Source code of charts
=-=-=-=-=

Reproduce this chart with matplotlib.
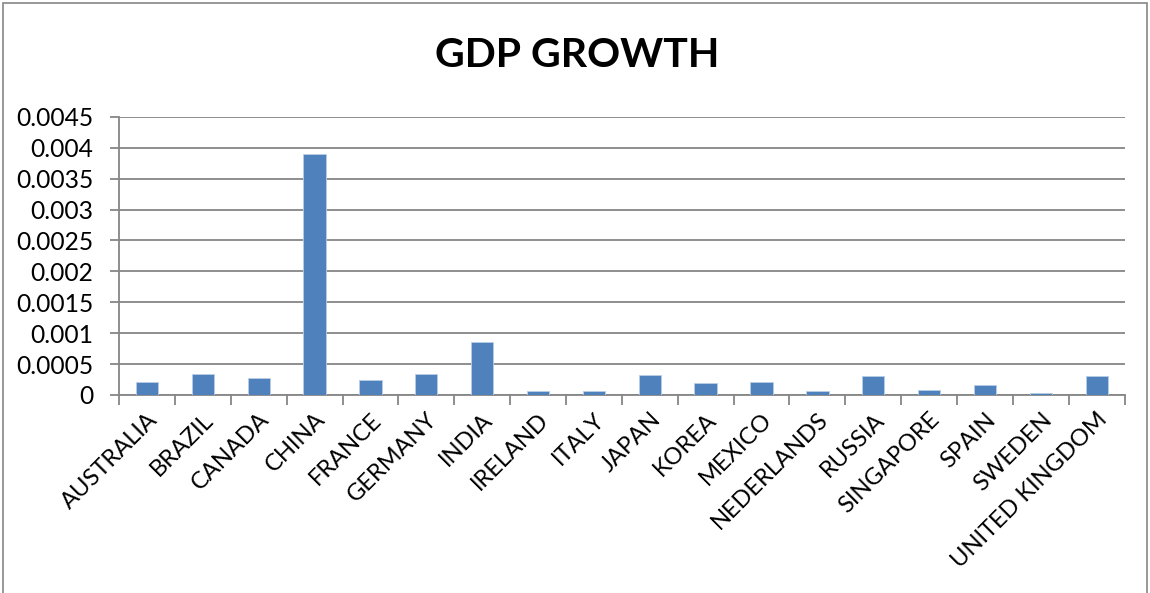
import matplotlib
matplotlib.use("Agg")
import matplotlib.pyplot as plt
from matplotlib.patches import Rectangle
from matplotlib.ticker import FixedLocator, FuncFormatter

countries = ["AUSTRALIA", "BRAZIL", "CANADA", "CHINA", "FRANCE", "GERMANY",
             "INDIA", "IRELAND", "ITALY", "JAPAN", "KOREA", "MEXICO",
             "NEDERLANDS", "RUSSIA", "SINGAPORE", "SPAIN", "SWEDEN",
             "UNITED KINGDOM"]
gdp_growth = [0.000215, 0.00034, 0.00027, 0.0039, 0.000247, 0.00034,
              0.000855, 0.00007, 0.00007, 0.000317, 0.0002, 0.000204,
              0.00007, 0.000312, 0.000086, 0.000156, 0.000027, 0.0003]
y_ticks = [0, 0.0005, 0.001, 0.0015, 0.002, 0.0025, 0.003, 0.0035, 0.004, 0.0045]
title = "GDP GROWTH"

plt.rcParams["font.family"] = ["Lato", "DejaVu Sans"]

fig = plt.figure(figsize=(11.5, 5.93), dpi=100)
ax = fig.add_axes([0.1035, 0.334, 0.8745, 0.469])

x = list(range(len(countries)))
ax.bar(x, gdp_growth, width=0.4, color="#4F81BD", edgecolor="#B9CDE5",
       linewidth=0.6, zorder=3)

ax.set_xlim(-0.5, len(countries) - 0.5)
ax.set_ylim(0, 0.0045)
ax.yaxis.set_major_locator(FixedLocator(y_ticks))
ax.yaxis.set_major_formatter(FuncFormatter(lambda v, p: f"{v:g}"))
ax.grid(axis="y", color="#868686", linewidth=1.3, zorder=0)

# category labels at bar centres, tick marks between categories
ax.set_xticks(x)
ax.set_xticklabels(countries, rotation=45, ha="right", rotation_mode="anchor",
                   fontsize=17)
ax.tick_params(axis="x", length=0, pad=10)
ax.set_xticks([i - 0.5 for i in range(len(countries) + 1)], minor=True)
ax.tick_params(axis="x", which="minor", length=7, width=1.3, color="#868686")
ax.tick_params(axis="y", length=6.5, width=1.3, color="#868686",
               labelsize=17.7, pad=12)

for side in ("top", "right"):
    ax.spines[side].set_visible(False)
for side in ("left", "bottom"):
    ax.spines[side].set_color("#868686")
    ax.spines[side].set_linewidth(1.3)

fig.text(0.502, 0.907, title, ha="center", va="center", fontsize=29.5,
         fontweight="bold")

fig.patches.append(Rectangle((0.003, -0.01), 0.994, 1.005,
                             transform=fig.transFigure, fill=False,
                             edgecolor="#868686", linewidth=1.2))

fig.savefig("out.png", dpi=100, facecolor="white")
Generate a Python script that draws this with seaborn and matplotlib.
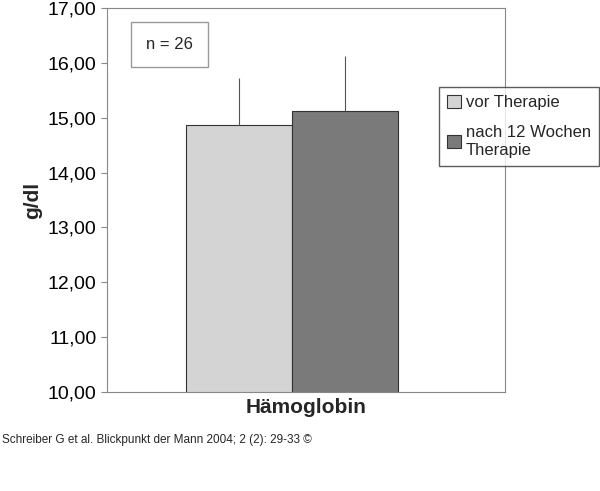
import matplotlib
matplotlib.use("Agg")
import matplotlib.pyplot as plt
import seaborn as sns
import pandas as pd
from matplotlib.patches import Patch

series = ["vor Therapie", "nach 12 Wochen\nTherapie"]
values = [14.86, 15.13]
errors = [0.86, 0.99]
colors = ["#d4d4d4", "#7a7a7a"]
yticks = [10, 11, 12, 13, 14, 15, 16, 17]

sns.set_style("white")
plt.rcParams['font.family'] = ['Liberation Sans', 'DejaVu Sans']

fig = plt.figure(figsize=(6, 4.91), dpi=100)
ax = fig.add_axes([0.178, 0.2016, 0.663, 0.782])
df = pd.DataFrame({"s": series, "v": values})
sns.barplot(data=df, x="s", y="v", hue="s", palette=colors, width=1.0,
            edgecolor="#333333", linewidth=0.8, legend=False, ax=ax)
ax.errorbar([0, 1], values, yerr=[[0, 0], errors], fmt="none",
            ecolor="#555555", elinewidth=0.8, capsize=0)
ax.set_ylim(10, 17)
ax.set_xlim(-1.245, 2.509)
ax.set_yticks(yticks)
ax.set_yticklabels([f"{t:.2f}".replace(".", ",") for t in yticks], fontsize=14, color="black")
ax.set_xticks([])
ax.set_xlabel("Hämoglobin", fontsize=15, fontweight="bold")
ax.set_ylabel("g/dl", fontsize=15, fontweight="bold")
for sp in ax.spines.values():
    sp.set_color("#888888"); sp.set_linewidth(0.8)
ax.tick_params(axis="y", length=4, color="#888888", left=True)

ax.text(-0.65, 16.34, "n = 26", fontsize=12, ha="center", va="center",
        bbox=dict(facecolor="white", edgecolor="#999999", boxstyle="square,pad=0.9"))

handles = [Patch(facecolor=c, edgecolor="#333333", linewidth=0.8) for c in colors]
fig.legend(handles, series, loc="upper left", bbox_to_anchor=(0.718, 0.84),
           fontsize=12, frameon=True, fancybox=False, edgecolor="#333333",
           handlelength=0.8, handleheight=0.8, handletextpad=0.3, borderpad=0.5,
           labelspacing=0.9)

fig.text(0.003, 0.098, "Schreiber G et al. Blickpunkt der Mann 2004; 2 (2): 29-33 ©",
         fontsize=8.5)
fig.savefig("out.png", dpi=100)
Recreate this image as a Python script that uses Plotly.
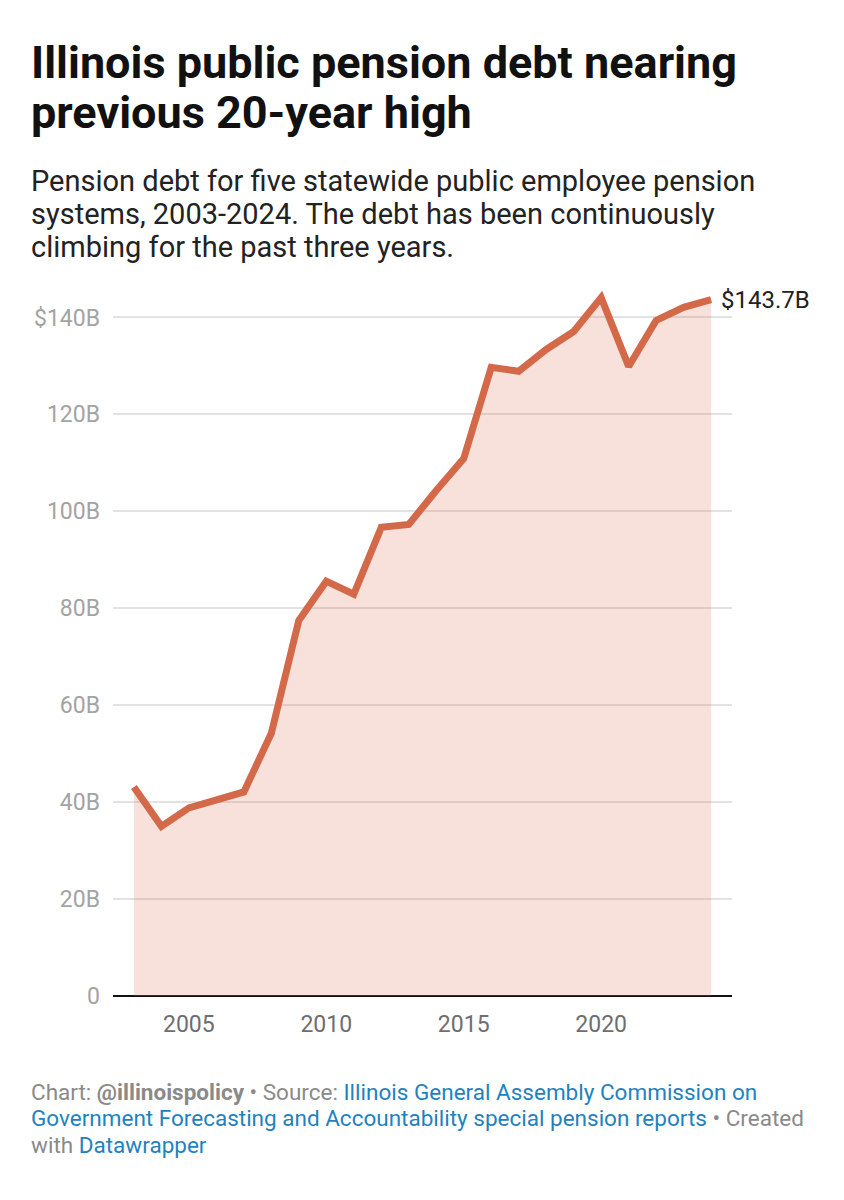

=-=-=-=-=

▸ **The problem**
Pictures don't belong in the copy. Transcribe every record exactly as it appears.

▸ **Reply**
Reproduce this chart with matplotlib.
import matplotlib
matplotlib.use("Agg")
import matplotlib.pyplot as plt
from matplotlib.patches import Rectangle
from matplotlib.ticker import FixedLocator, FuncFormatter

countries = ["AUSTRALIA", "BRAZIL", "CANADA", "CHINA", "FRANCE", "GERMANY",
             "INDIA", "IRELAND", "ITALY", "JAPAN", "KOREA", "MEXICO",
             "NEDERLANDS", "RUSSIA", "SINGAPORE", "SPAIN", "SWEDEN",
             "UNITED KINGDOM"]
gdp_growth = [0.000215, 0.00034, 0.00027, 0.0039, 0.000247, 0.00034,
              0.000855, 0.00007, 0.00007, 0.000317, 0.0002, 0.000204,
              0.00007, 0.000312, 0.000086, 0.000156, 0.000027, 0.0003]
y_ticks = [0, 0.0005, 0.001, 0.0015, 0.002, 0.0025, 0.003, 0.0035, 0.004, 0.0045]
title = "GDP GROWTH"

plt.rcParams["font.family"] = ["Lato", "DejaVu Sans"]

fig = plt.figure(figsize=(11.5, 5.93), dpi=100)
ax = fig.add_axes([0.1035, 0.334, 0.8745, 0.469])

x = list(range(len(countries)))
ax.bar(x, gdp_growth, width=0.4, color="#4F81BD", edgecolor="#B9CDE5",
       linewidth=0.6, zorder=3)

ax.set_xlim(-0.5, len(countries) - 0.5)
ax.set_ylim(0, 0.0045)
ax.yaxis.set_major_locator(FixedLocator(y_ticks))
ax.yaxis.set_major_formatter(FuncFormatter(lambda v, p: f"{v:g}"))
ax.grid(axis="y", color="#868686", linewidth=1.3, zorder=0)

# category labels at bar centres, tick marks between categories
ax.set_xticks(x)
ax.set_xticklabels(countries, rotation=45, ha="right", rotation_mode="anchor",
                   fontsize=17)
ax.tick_params(axis="x", length=0, pad=10)
ax.set_xticks([i - 0.5 for i in range(len(countries) + 1)], minor=True)
ax.tick_params(axis="x", which="minor", length=7, width=1.3, color="#868686")
ax.tick_params(axis="y", length=6.5, width=1.3, color="#868686",
               labelsize=17.7, pad=12)

for side in ("top", "right"):
    ax.spines[side].set_visible(False)
for side in ("left", "bottom"):
    ax.spines[side].set_color("#868686")
    ax.spines[side].set_linewidth(1.3)

fig.text(0.502, 0.907, title, ha="center", va="center", fontsize=29.5,
         fontweight="bold")

fig.patches.append(Rectangle((0.003, -0.01), 0.994, 1.005,
                             transform=fig.transFigure, fill=False,
                             edgecolor="#868686", linewidth=1.2))

fig.savefig("out.png", dpi=100, facecolor="white")
Generate a Python script that draws this with seaborn and matplotlib.
import matplotlib
matplotlib.use("Agg")
import matplotlib.pyplot as plt
import seaborn as sns
import pandas as pd
from matplotlib.patches import Patch

series = ["vor Therapie", "nach 12 Wochen\nTherapie"]
values = [14.86, 15.13]
errors = [0.86, 0.99]
colors = ["#d4d4d4", "#7a7a7a"]
yticks = [10, 11, 12, 13, 14, 15, 16, 17]

sns.set_style("white")
plt.rcParams['font.family'] = ['Liberation Sans', 'DejaVu Sans']

fig = plt.figure(figsize=(6, 4.91), dpi=100)
ax = fig.add_axes([0.178, 0.2016, 0.663, 0.782])
df = pd.DataFrame({"s": series, "v": values})
sns.barplot(data=df, x="s", y="v", hue="s", palette=colors, width=1.0,
            edgecolor="#333333", linewidth=0.8, legend=False, ax=ax)
ax.errorbar([0, 1], values, yerr=[[0, 0], errors], fmt="none",
            ecolor="#555555", elinewidth=0.8, capsize=0)
ax.set_ylim(10, 17)
ax.set_xlim(-1.245, 2.509)
ax.set_yticks(yticks)
ax.set_yticklabels([f"{t:.2f}".replace(".", ",") for t in yticks], fontsize=14, color="black")
ax.set_xticks([])
ax.set_xlabel("Hämoglobin", fontsize=15, fontweight="bold")
ax.set_ylabel("g/dl", fontsize=15, fontweight="bold")
for sp in ax.spines.values():
    sp.set_color("#888888"); sp.set_linewidth(0.8)
ax.tick_params(axis="y", length=4, color="#888888", left=True)

ax.text(-0.65, 16.34, "n = 26", fontsize=12, ha="center", va="center",
        bbox=dict(facecolor="white", edgecolor="#999999", boxstyle="square,pad=0.9"))

handles = [Patch(facecolor=c, edgecolor="#333333", linewidth=0.8) for c in colors]
fig.legend(handles, series, loc="upper left", bbox_to_anchor=(0.718, 0.84),
           fontsize=12, frameon=True, fancybox=False, edgecolor="#333333",
           handlelength=0.8, handleheight=0.8, handletextpad=0.3, borderpad=0.5,
           labelspacing=0.9)

fig.text(0.003, 0.098, "Schreiber G et al. Blickpunkt der Mann 2004; 2 (2): 29-33 ©",
         fontsize=8.5)
fig.savefig("out.png", dpi=100)
Recreate this image as a Python script that uses Plotly.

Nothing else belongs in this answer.